The first panelist, Prof. Laura K. Donahue, spoke about surveillance; the second, Prof. Dan Saxon, spoke about autonomous weaponry and artificial intelligence. Nathanial Freitas, a tech developer, described his efforts to create software to support the work of human rights activists. Jay Aronson, of Carnegie Mellon University, explored the evidentiary opportunities and challenges posed by the hundreds of thousands of videos—some showing war crimes and human rights violations—that have been posted online from Syria during the ongoing conflict there.

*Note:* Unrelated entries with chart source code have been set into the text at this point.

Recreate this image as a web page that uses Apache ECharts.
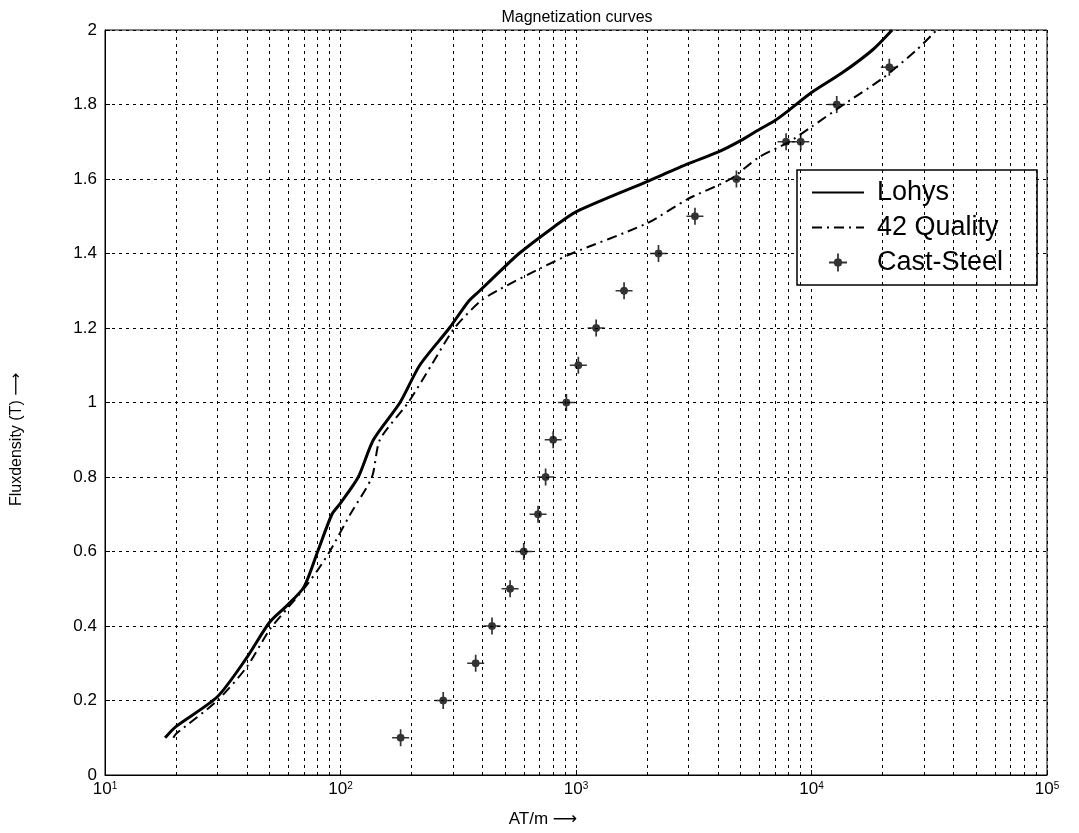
<!DOCTYPE html>
<html>
<head>
<meta charset="utf-8">
<script src="https://cdn.jsdelivr.net/npm/echarts@6/dist/echarts.min.js"></script>
<style>
html,body{margin:0;padding:0;background:#fff;}
#c{width:1079px;height:833px;}
</style>
</head>
<body>
<div id="c"></div>
<script>
// ---- data ----
var lohysH = [18, 20, 30, 40, 50, 60, 70, 80, 92, 100, 119, 138, 179, 217, 290, 350, 390, 475, 573, 800, 1000, 2000, 3000, 4000, 5000, 6000, 7000, 8000, 10000, 13500, 18200, 22000];
var lohysB = [0.10, 0.13, 0.21, 0.315, 0.41, 0.458, 0.505, 0.60, 0.70, 0.73, 0.80, 0.90, 1.00, 1.10, 1.20, 1.272, 1.30, 1.352, 1.40, 1.47, 1.512, 1.593, 1.641, 1.672, 1.703, 1.733, 1.757, 1.784, 1.832, 1.885, 1.947, 2.0];

var q42H = [19.5, 20, 30, 40, 50, 60, 70, 80, 90, 110, 136, 147, 194, 243, 305, 393, 475, 710, 960, 2000, 3000, 4530, 6000, 8000, 10000, 13700, 20000, 28000, 34000];
var q42B = [0.10, 0.11, 0.20, 0.29, 0.39, 0.45, 0.50, 0.55, 0.60, 0.70, 0.80, 0.90, 1.00, 1.10, 1.20, 1.272, 1.304, 1.361, 1.40, 1.481, 1.547, 1.60, 1.659, 1.699, 1.74, 1.80, 1.87, 1.947, 2.0];

var castH = [180, 273, 375, 440, 525, 600, 690, 743, 800, 910, 1023, 1218, 1600, 2240, 3200, 4800, 7800, 9000, 12800, 21400];
var castB = [0.1, 0.2, 0.3, 0.4, 0.5, 0.6, 0.7, 0.8, 0.9, 1.0, 1.1, 1.2, 1.3, 1.4, 1.5, 1.6, 1.7, 1.7, 1.8, 1.9];

var seriesNames = ['Lohys', '42 Quality', 'Cast-Steel'];
var minorGridH = [20, 30, 40, 50, 60, 70, 80, 90,
                  200, 300, 400, 500, 600, 700, 800, 900,
                  2000, 3000, 4000, 5000, 6000, 7000, 8000, 9000,
                  20000, 30000, 40000, 50000, 60000, 70000, 80000, 90000];

function zip(a, b) { return a.map(function (v, i) { return [v, b[i]]; }); }

var FONT = "'Liberation Sans', Arial, 'DejaVu Sans', sans-serif";
var dotted = [3, 4];
var starPath = 'path://M-0.9,-9 L0.9,-9 L0.9,-0.9 L9,-0.9 L9,0.9 L0.9,0.9 L0.9,9 L-0.9,9 L-0.9,0.9 L-9,0.9 L-9,-0.9 L-0.9,-0.9 Z M0,-4.5 L3.2,-3.2 L4.5,0 L3.2,3.2 L0,4.5 L-3.2,3.2 L-4.5,0 L-3.2,-3.2 Z';

var chart = echarts.init(document.getElementById('c'), null, {renderer: 'canvas'});
chart.setOption({
  animation: false,
  backgroundColor: '#fff',
  title: {
    text: 'Magnetization curves',
    left: 572, top: 5, textAlign: 'center',
    textStyle: {fontFamily: FONT, fontSize: 16, fontWeight: 'normal', color: '#000'}
  },
  grid: {
    left: 105, right: 32, top: 30, bottom: 56,
    show: true, borderColor: '#000', borderWidth: 1, backgroundColor: 'transparent'
  },
  legend: {
    data: [
      {name: seriesNames[0], itemStyle: {opacity: 0}},
      {name: seriesNames[1], itemStyle: {opacity: 0}},
      {name: seriesNames[2]}
    ],
    orient: 'vertical',
    left: 797, top: 170,
    padding: [9, 34, 9, 14],
    itemGap: 8,
    itemWidth: 52, itemHeight: 18,
    backgroundColor: '#fff',
    borderColor: '#000', borderWidth: 1.5, borderRadius: 0,
    textStyle: {fontFamily: FONT, fontSize: 27, color: '#000', padding: [0, 0, 0, 8]}
  },
  xAxis: {
    type: 'log', logBase: 10, min: 10, max: 100000,
    name: 'AT/m \u27F6', nameLocation: 'middle', nameGap: 36,
    nameTextStyle: {fontFamily: FONT, fontSize: 17, color: '#000', padding: [0, 66, 0, 0]},
    axisLine: {show: true, lineStyle: {color: '#000', width: 1}},
    axisTick: {show: true, inside: true, length: 5, lineStyle: {color: '#000'}},
    axisLabel: {
      margin: 6,
      formatter: function (v) {
        var e = Math.round(Math.log(v) / Math.LN10);
        return '{b|10}{s|' + e + '}';
      },
      rich: {
        b: {fontFamily: FONT, fontSize: 17, color: '#000'},
        s: {fontFamily: FONT, fontSize: 10, color: '#000', verticalAlign: 'top', padding: [0, 0, 7, 0]}
      }
    },
    splitLine: {show: true, lineStyle: {color: '#000', type: dotted, width: 1}}
  },
  yAxis: {
    type: 'value', min: 0, max: 2, interval: 0.2,
    name: 'Fluxdensity (T) \u27F6', nameLocation: 'middle', nameGap: 80,
    nameTextStyle: {fontFamily: FONT, fontSize: 16, color: '#000', padding: [0, 74, 0, 0]},
    axisLine: {show: true, lineStyle: {color: '#000', width: 1}},
    axisTick: {show: true, inside: true, length: 5, lineStyle: {color: '#000'}},
    axisLabel: {fontFamily: FONT, fontSize: 17, color: '#000', margin: 8},
    splitLine: {show: true, lineStyle: {color: '#000', type: dotted, width: 1}}
  },
  series: [
    {
      name: seriesNames[0], type: 'line', data: zip(lohysH, lohysB),
      symbol: 'none', smooth: 0.25, clip: true,
      lineStyle: {color: '#000', width: 3, type: 'solid'},
      itemStyle: {color: '#000'},
      z: 5,
      markLine: {
        silent: true, symbol: 'none', animation: false,
        label: {show: false},
        lineStyle: {color: '#000', type: dotted, width: 1},
        emphasis: {disabled: true},
        data: minorGridH.map(function (v) { return {xAxis: v}; })
      }
    },
    {
      name: seriesNames[1], type: 'line', data: zip(q42H, q42B),
      symbol: 'none', smooth: 0.25, clip: true,
      lineStyle: {color: '#000', width: 2, type: [10, 5, 2, 5]},
      itemStyle: {color: '#000'},
      z: 5
    },
    {
      name: seriesNames[2], type: 'scatter', data: zip(castH, castB),
      symbol: starPath, symbolSize: 17,
      itemStyle: {color: '#000'},
      z: 6
    }
  ]
});
</script>
</body>
</html>
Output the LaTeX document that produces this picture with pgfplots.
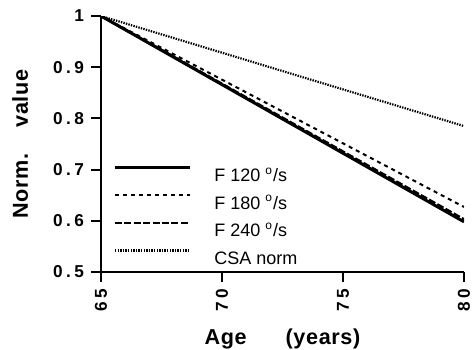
\documentclass[border=0pt]{standalone}
\usepackage{fontspec}
\setmainfont{Liberation Sans}
\newfontfamily\tickfont[LetterSpace=20]{Liberation Sans}
\newfontfamily\labelfont[LetterSpace=3]{Liberation Sans}
\usepackage{pgfplots}
\pgfplotsset{compat=1.18}
\begin{document}
\begin{tikzpicture}
\begin{axis}[
  scale only axis, width=181.5pt, height=128pt,
  xmin=65, xmax=80, ymin=0.5, ymax=1,
  axis x line*=bottom, axis y line*=left,
  xtick={65,70,75,80}, ytick={0.5,0.6,0.7,0.8,0.9,1},
  tick align=outside, major tick length=5pt,
  every tick/.style={black, line width=1pt},
  axis line style={line width=1pt},
  /pgf/number format/assume math mode=true,
  ticklabel style={font=\tickfont\fontsize{8.6}{10}\selectfont\bfseries},
  xticklabel style={rotate=90, anchor=east},
  yticklabel style={/pgf/number format/fixed},
  xlabel={Age\hspace{1.8em}(years)},
  ylabel={Norm.\hspace{1.2em}value},
  label style={font=\labelfont\fontsize{10.8}{12}\selectfont\bfseries},
  xlabel style={at={(axis description cs:0.5,-0.2617)}, anchor=center},
  ylabel style={at={(axis description cs:-0.223,0.5)}, anchor=center},
  legend image code/.code={\draw[#1] (0pt,3.8pt) -- (37.5pt,3.8pt);},
  legend style={draw=none, fill=none, inner sep=0pt,
    at={(axis description cs:0.0331,0.415)}, anchor=north west,
    font=\fontsize{9}{10.8}\selectfont,
    nodes={inner sep=0pt, text height=6.5pt, text depth=0pt},
    column sep=11.5pt, row sep=6.2pt},
  legend cell align=left,
]
\addplot[black, line width=1.5pt] coordinates {(65,1) (80,0.598)};
\addlegendentry{F 120 \textsuperscript{o}/s}
\addplot[black, line width=1pt, dash pattern=on 2pt off 2pt] coordinates {(65,1) (80,0.627)};
\addlegendentry{F 180 \textsuperscript{o}/s}
\addplot[black, line width=1.2pt, dash pattern=on 3.5pt off 1.2pt] coordinates {(65,1) (80,0.603)};
\addlegendentry{F 240 \textsuperscript{o}/s}
\addplot[black, line width=1.1pt, dash pattern=on 0.7pt off 0.6pt] coordinates {(65,1) (80,0.785)};
\addlegendentry{CSA norm}
\end{axis}
\pgfresetboundingbox
\path (current axis.south west) ++(-50.5pt,-38.5pt) rectangle ++(237.5pt,174.5pt);
\end{tikzpicture}
\end{document}
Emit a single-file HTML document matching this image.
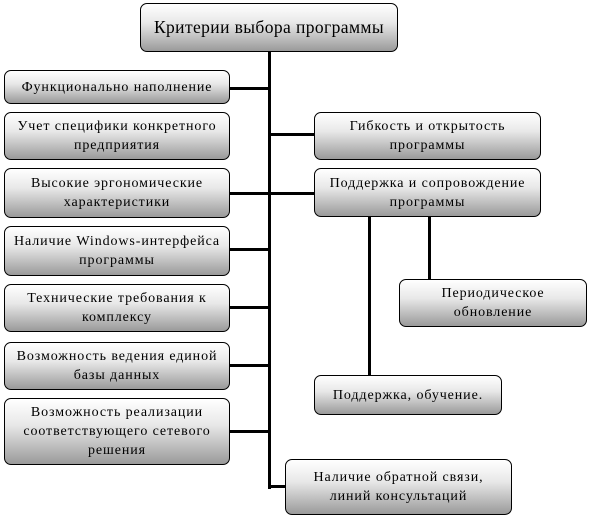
<!DOCTYPE html><html><head><style>
body{margin:0;width:600px;height:519px;background:#fff;position:relative;font-family:"Liberation Serif",serif;overflow:hidden}
.b{position:absolute;box-sizing:border-box;border:1px solid #000;border-radius:7px;background:linear-gradient(#fff 0%,#e8e8e8 40%,#9a9a9a 100%);display:flex;align-items:center;justify-content:center;text-align:center;font-size:14px;letter-spacing:0.9px;line-height:19px;color:#000;white-space:nowrap}
.l{position:absolute;background:#000}
</style></head><body>
<div class="l" style="left:268px;top:52px;width:3px;height:437px"></div>
<div class="l" style="left:230px;top:87px;width:40px;height:3px"></div>
<div class="l" style="left:268px;top:133px;width:46px;height:3px"></div>
<div class="l" style="left:230px;top:192px;width:84px;height:3px"></div>
<div class="l" style="left:230px;top:248px;width:40px;height:3px"></div>
<div class="l" style="left:230px;top:306px;width:40px;height:3px"></div>
<div class="l" style="left:230px;top:364px;width:40px;height:3px"></div>
<div class="l" style="left:230px;top:430px;width:40px;height:3px"></div>
<div class="l" style="left:268px;top:485px;width:18px;height:3px"></div>
<div class="l" style="left:368px;top:217px;width:3px;height:158px"></div>
<div class="l" style="left:428px;top:217px;width:3px;height:62px"></div>
<div class="b" style="left:140px;top:3px;width:258px;height:49px;font-size:17.5px;letter-spacing:0.4px">Критерии выбора программы</div>
<div class="b" style="left:4px;top:70px;width:226px;height:34px">Функционально наполнение</div>
<div class="b" style="left:4px;top:112px;width:226px;height:48px">Учет специфики конкретного<br>предприятия</div>
<div class="b" style="left:4px;top:168px;width:226px;height:50px">Высокие эргономические<br>характеристики</div>
<div class="b" style="left:4px;top:226px;width:226px;height:50px">Наличие Windows-интерфейса<br>программы</div>
<div class="b" style="left:4px;top:284px;width:226px;height:48px">Технические требования к<br>комплексу</div>
<div class="b" style="left:4px;top:342px;width:226px;height:48px">Возможность ведения единой<br>базы данных</div>
<div class="b" style="left:4px;top:398px;width:226px;height:67px">Возможность реализации<br>соответствующего сетевого<br>решения</div>
<div class="b" style="left:314px;top:112px;width:227px;height:48px">Гибкость и открытость<br>программы</div>
<div class="b" style="left:314px;top:168px;width:227px;height:49px">Поддержка и сопровождение<br>программы</div>
<div class="b" style="left:399px;top:279px;width:188px;height:48px">Периодическое<br>обновление</div>
<div class="b" style="left:314px;top:375px;width:188px;height:40px">Поддержка, обучение.</div>
<div class="b" style="left:285px;top:459px;width:227px;height:56px">Наличие обратной связи,<br>линий консультаций</div>
</body></html>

The tone of the panel was cautiously optimistic, with a dash of gee whiz. Rather than wring their hands over the danger that pervasive modern surveillance poses to the right of privacy, or that drone warfare poses to the fundamental right to life, the panelists touted the advantages of encryption and sang the praises of social media. They discussed the work that they and other have done to take advantage of new technologies, and to bring their benefits to the human rights field. As the moderator, Prof. Molly Land, explained at the outset, the challenge is to harness continuing technological developments so that they are used to advance human rights.
Yet if recent years have shown tech’s enormous benefits, they have also demonstrated its risks. Near the end of the discussion, Professor Land offered up another, more equivocal observation: that perhaps what makes technology useful for human rights purposes is also what makes it a danger to human rights.